En «Tierna furia o El maquinista del oído», una breve obra de teatro que sigue representándose en Austria, Jonke, con su habitual humor y habilidad para imprimir un ritmo extremadamente ágil a sus narraciones, nos ofrece una visión más humanizada de Beethoven, y nos lo muestra como un hombre siempre pendiente de cualquier novedad técnica que pudiera ayudar a aliviar su sordera.
«La cabeza de Georg Friedrich Händel» concentra en una misma fecha, el 13 de abril de distintos años, tres momentos cruciales de la vida del músico: el derrame cerebral que sufrió en 1737, la creación de su Mesías en 1741 y su muerte, en 1759. Con su gran erudición y su fina ironía, Jonke describe los últimos instantes de la vida del compositor.
En el melodrama musical «Un asunto extraño», Jonke recorre el amplio repertorio de trabajos que desempeñó el libretista Da Ponte y pone en escena su agitada vida.
«La muerte de Anton Webern» recrea un diálogo imaginario entre el compositor austríaco y el soldado estadounidense que le disparó tres balas. Dirigiéndose alternativamente al soldado y a su víctima, Jonke se interroga sobre esta muerte absurda y, sin embargo, llena de sentido.

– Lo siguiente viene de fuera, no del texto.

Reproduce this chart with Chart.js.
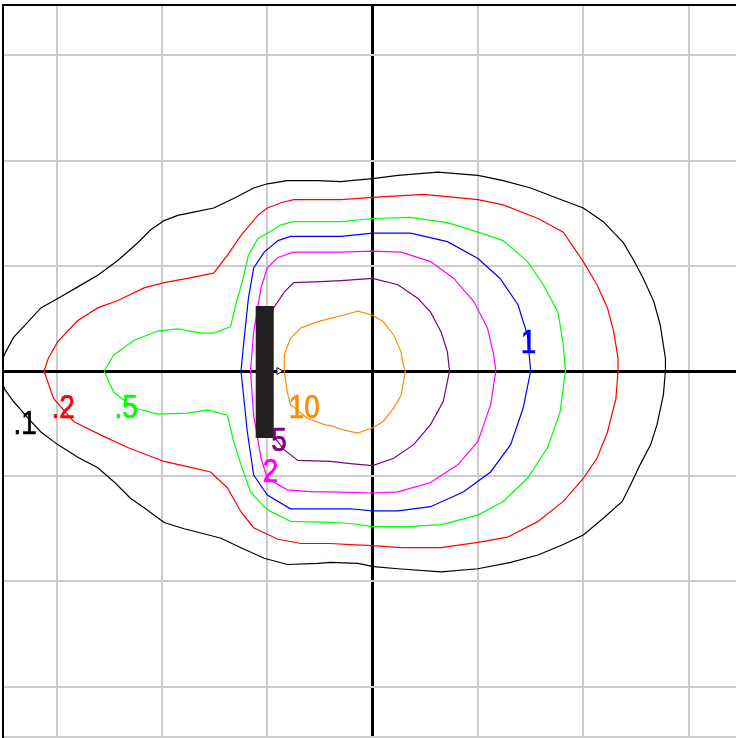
<!DOCTYPE html>
<html>
<head>
<meta charset="utf-8">
<script src="https://cdn.jsdelivr.net/npm/chart.js@4"></script>
<style>
  html, body { margin: 0; padding: 0; background: #fff; }
  #wrap { width: 736px; height: 738px; }
</style>
</head>
<body>
<div id="wrap"><canvas id="myChart"></canvas></div>
<script>
// contour lines, in grid units (one grid square = 1)
var c01 = [[-3.56,0],[-3.49,0.17],[-3.41,0.32],[-3.27,0.47],[-3.15,0.60],[-2.99,0.69],[-2.80,0.80],[-2.61,0.91],[-2.42,1.05],[-2.23,1.22],[-2.11,1.34],[-1.98,1.43],[-1.85,1.48],[-1.70,1.51],[-1.51,1.55],[-1.32,1.64],[-1.13,1.74],[-1.00,1.78],[-0.81,1.81],[-0.52,1.81],[-0.30,1.80],[-0.21,1.81],[0,1.83],[0.24,1.86],[0.62,1.89],[1.00,1.86],[1.24,1.81],[1.50,1.74],[1.76,1.64],[2.00,1.55],[2.19,1.42],[2.38,1.22],[2.48,1.05],[2.57,0.88],[2.67,0.66],[2.73,0.44],[2.78,0.12],[2.78,0],[2.76,-0.23],[2.70,-0.51],[2.64,-0.70],[2.54,-0.89],[2.45,-1.08],[2.37,-1.24],[2.19,-1.40],[2.00,-1.56],[1.81,-1.65],[1.57,-1.75],[1.31,-1.82],[1.00,-1.88],[0.65,-1.91],[0.24,-1.88],[0.01,-1.86],[-0.14,-1.83],[-0.40,-1.82],[-0.52,-1.83],[-0.81,-1.84],[-1.03,-1.78],[-1.25,-1.68],[-1.44,-1.59],[-1.63,-1.54],[-1.79,-1.50],[-1.98,-1.44],[-2.17,-1.30],[-2.30,-1.21],[-2.46,-1.05],[-2.61,-0.92],[-2.80,-0.82],[-2.99,-0.70],[-3.15,-0.58],[-3.27,-0.45],[-3.41,-0.29],[-3.49,-0.18],[-3.56,0]];
var c02 = [[-3.12,0],[-3.08,0.12],[-2.99,0.28],[-2.80,0.48],[-2.61,0.60],[-2.42,0.67],[-2.17,0.79],[-1.98,0.84],[-1.76,0.88],[-1.51,0.93],[-1.38,1.10],[-1.25,1.29],[-1.09,1.48],[-1.00,1.55],[-0.87,1.60],[-0.75,1.63],[-0.30,1.63],[0,1.65],[0.48,1.68],[1.00,1.63],[1.24,1.58],[1.57,1.45],[1.81,1.32],[2.00,1.04],[2.13,0.82],[2.23,0.60],[2.29,0.37],[2.33,0.12],[2.33,0],[2.31,-0.26],[2.23,-0.58],[2.13,-0.83],[2.00,-1.02],[1.81,-1.24],[1.57,-1.43],[1.28,-1.58],[1.00,-1.63],[0.65,-1.68],[0.27,-1.68],[0,-1.66],[-0.21,-1.65],[-0.40,-1.64],[-0.68,-1.64],[-0.90,-1.60],[-1.13,-1.49],[-1.25,-1.34],[-1.38,-1.11],[-1.54,-0.96],[-1.76,-0.91],[-1.98,-0.86],[-2.32,-0.73],[-2.58,-0.61],[-2.84,-0.48],[-3.03,-0.26],[-3.12,0]];
var c05 = [[-2.55,0],[-2.46,0.15],[-2.27,0.29],[-2.04,0.38],[-1.85,0.40],[-1.63,0.36],[-1.51,0.36],[-1.35,0.42],[-1.30,0.63],[-1.23,0.88],[-1.18,1.10],[-1.09,1.26],[-1.00,1.31],[-0.87,1.39],[-0.75,1.42],[-0.30,1.42],[0,1.45],[0.36,1.46],[0.71,1.41],[1.00,1.32],[1.24,1.24],[1.47,1.04],[1.62,0.82],[1.76,0.56],[1.81,0.25],[1.83,0],[1.78,-0.39],[1.66,-0.73],[1.47,-1.02],[1.24,-1.24],[1.00,-1.37],[0.65,-1.46],[0.33,-1.48],[0,-1.48],[-0.21,-1.45],[-0.40,-1.44],[-0.78,-1.43],[-1.00,-1.32],[-1.16,-1.15],[-1.25,-0.89],[-1.32,-0.67],[-1.38,-0.42],[-1.57,-0.37],[-1.76,-0.40],[-2.04,-0.41],[-2.27,-0.35],[-2.46,-0.20],[-2.55,0]];
var c1 = [[-1.25,0],[-1.22,0.31],[-1.18,0.69],[-1.13,0.98],[-1.03,1.13],[-0.90,1.24],[-0.78,1.28],[-0.30,1.28],[0,1.31],[0.36,1.31],[0.71,1.23],[1.00,1.07],[1.21,0.88],[1.38,0.63],[1.47,0.34],[1.50,0],[1.43,-0.35],[1.31,-0.70],[1.12,-0.96],[0.86,-1.15],[0.55,-1.29],[0.24,-1.33],[0,-1.33],[-0.21,-1.31],[-0.40,-1.31],[-0.78,-1.31],[-1.00,-1.18],[-1.13,-0.99],[-1.19,-0.58],[-1.25,0]];
var c2 = [[-1.16,0],[-1.13,0.37],[-1.06,0.79],[-1.00,0.98],[-0.90,1.08],[-0.75,1.13],[-0.52,1.13],[-0.30,1.13],[0,1.14],[0.27,1.13],[0.55,1.04],[0.77,0.88],[0.96,0.66],[1.09,0.41],[1.15,0.15],[1.17,0],[1.12,-0.32],[1.00,-0.67],[0.81,-0.89],[0.55,-1.06],[0.24,-1.15],[0,-1.16],[-0.40,-1.15],[-0.56,-1.15],[-0.81,-1.13],[-1.00,-1.02],[-1.06,-0.83],[-1.13,-0.42],[-1.16,0]];
var c5 = [[-1.01,0],[-1.00,0.39],[-0.94,0.60],[-0.84,0.75],[-0.75,0.84],[-0.49,0.85],[-0.30,0.86],[0,0.88],[0.24,0.82],[0.43,0.69],[0.55,0.56],[0.65,0.37],[0.71,0.18],[0.73,0],[0.67,-0.29],[0.55,-0.51],[0.39,-0.70],[0.20,-0.83],[0,-0.90],[-0.21,-0.88],[-0.40,-0.86],[-0.71,-0.85],[-0.84,-0.75],[-0.99,-0.56],[-1.01,0]];
var c10 = [[-0.84,0],[-0.84,0.15],[-0.78,0.31],[-0.68,0.41],[-0.52,0.47],[-0.40,0.50],[-0.28,0.53],[-0.14,0.57],[0,0.53],[0.10,0.47],[0.20,0.34],[0.27,0.18],[0.29,0.06],[0.31,0],[0.27,-0.23],[0.20,-0.35],[0.10,-0.48],[0,-0.54],[-0.14,-0.59],[-0.28,-0.56],[-0.40,-0.52],[-0.46,-0.51],[-0.62,-0.45],[-0.78,-0.32],[-0.81,-0.20],[-0.84,0]];

var contours = [c01, c02, c05, c1, c2, c5, c10];
var levelNames = ['.1', '.2', '.5', '1', '2', '5', '10'];
var levelColors = ['#000000', '#ff0000', '#00ff00', '#0000ff', '#ff00ff', '#800080', '#ff8c00'];

// where each level's label sits
var labelX = [-3.30, -2.94, -2.34, 1.48, -0.97, -0.89, -0.65];
var labelY = [-0.50, -0.35, -0.35, 0.27, -0.96, -0.66, -0.35];

// grid lines
var gridTicks = [-3, -2, -1, 0, 1, 2, 3];

// the source (dark bar) and the little marker beside it
var barX = [-1.025, -1.025];
var barY = [0.617, -0.636];
var markX = [-0.89];
var markY = [0];

var xMin = -3.51, xMax = 3.45;
var yMin = -3.48, yMax = 3.48;

function toPts(arr) {
  return arr.map(function (p) { return { x: p[0], y: p[1] }; });
}

var datasets = [];
datasets.push({
  type: 'line',
  data: barX.map(function (x, i) { return { x: x, y: barY[i] }; }),
  borderColor: '#231f20',
  borderWidth: 18,
  borderCapStyle: 'butt',
  pointRadius: 0,
  order: 0
});
datasets.push({
  type: 'scatter',
  data: markX.map(function (x, i) { return { x: x, y: markY[i] }; }),
  pointStyle: 'triangle',
  rotation: 90,
  pointRadius: 4,
  borderWidth: 1,
  borderColor: '#000',
  backgroundColor: '#fff',
  order: 1
});
for (var i = 0; i < contours.length; i++) {
  datasets.push({
    type: 'line',
    label: levelNames[i],
    data: toPts(contours[i]),
    borderColor: levelColors[i],
    borderWidth: 1.2,
    pointRadius: 0,
    tension: 0,
    fill: false,
    order: 2 + i
  });
}

//等值线标注
var labelPlugin = {
  id: 'levelLabels',
  afterDatasetsDraw: function (chart) {
    var ctx = chart.ctx;
    var xs = chart.scales.x, ys = chart.scales.y;
    ctx.save();
    ctx.font = '34px "Liberation Sans", Arial, sans-serif';
    ctx.textAlign = 'center';
    ctx.textBaseline = 'middle';
    ctx.lineWidth = 0.7;
    for (var i = 0; i < levelNames.length; i++) {
      var px = xs.getPixelForValue(labelX[i]);
      var py = ys.getPixelForValue(labelY[i]);
      ctx.save();
      ctx.translate(px, py);
      ctx.scale(0.82, 1);
      ctx.fillStyle = levelColors[i];
      ctx.strokeStyle = levelColors[i];
      ctx.fillText(levelNames[i], 0, 1);
      ctx.strokeText(levelNames[i], 0, 1);
      ctx.restore();
    }
    ctx.restore();
  }
};

function gridColor(c) {
  if (c.tick.value === 0) return '#000';
  return '#cccccc';
}
function gridWidth(c) {
  return c.tick.value === 0 ? 3 : 2;
}

new Chart(document.getElementById('myChart'), {
  data: { datasets: datasets },
  options: {
    responsive: true,
    maintainAspectRatio: false,
    animation: false,
    devicePixelRatio: 1,
    layout: { autoPadding: false, padding: { left: 3, top: 5, right: -4, bottom: 1 } },
    plugins: { legend: { display: false }, tooltip: { enabled: false } },
    scales: {
      x: {
        type: 'linear',
        position: 'top',
        min: xMin,
        max: xMax,
        afterBuildTicks: function (axis) {
          axis.ticks = gridTicks.map(function (v) { return { value: v }; });
        },
        ticks: { display: false },
        grid: { drawTicks: false, color: gridColor, lineWidth: gridWidth },
        border: { display: true, color: '#000', width: 2 }
      },
      y: {
        type: 'linear',
        min: yMin,
        max: yMax,
        afterBuildTicks: function (axis) {
          axis.ticks = [yMin].concat(gridTicks).map(function (v) { return { value: v }; });
        },
        ticks: { display: false },
        grid: { drawTicks: false, color: gridColor, lineWidth: gridWidth },
        border: { display: true, color: '#000', width: 2 }
      }
    }
  },
  plugins: [labelPlugin]
});
</script>
</body>
</html>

Gert Jonke sigue la tradición musical de la literatura en lengua alemana que va desde románticos como Novalis y Friedrich Hölderlin hasta Thomas Bernhard e Ingeborg Bachmann.
«Gert Jonke es un compositor de textos en los que se refleja su compromiso con un estilo literario en que el sonido y el ritmo de las palabras tienen, como mínimo en términos formales, el mismo significante que su significado.» Guy Damman, The Guardian
La cabeza de
Georg Friedrich Händel
Georg Friedrich Händel
En algunas regiones del mundo existe, en la primera noche de primavera, la costumbre de quemar el invierno en enormes piras situadas en las montañas y colinas más altas del país. Consideran que los últimos copos de nieve se marcharán entonces a más tardar, revoloteando con la lluvia de ceniza que echan los bosques, los cuales en muchos casos se incendian.
En el año 1748, la paz de Aquisgrán se celebró quemando la guerra. Los tiempos mejores que estaban por venir habían de iniciarse con unos magníficos fuegos artificiales. A los pirotécnicos se les levantó un edificio de lo más sólido posible para que pudieran lanzar con tanta más audacia sus pinturas ardientes al cielo nocturno. Y a Händel se le dio la orquesta más grande que por aquellas fechas había existido jamás, decían, para que el fuego de su música acompañara dignamente la llameante y abigarrada imagen en el firmamento.
Doce mil personas acudieron en gran parte a pie para presenciar el espectáculo. Por desgracia, el edificio que se construyó no debió de ser lo suficientemente sólido, pues cuando en medio del clímax de la celebración todo explotó, se incendió y estalló un pánico de catastróficas consecuencias, Händel fue a buen seguro uno de los pocos a los que les llamó la atención que los últimos muertos de esa guerra quemada fuesen también los primeros de la paz nueva, que comenzó chamuscada ya de entrada.
Al día siguiente repitió el concierto sin acompañamiento de fuego, y los beneficios se destinaron a un hospital para expósitos.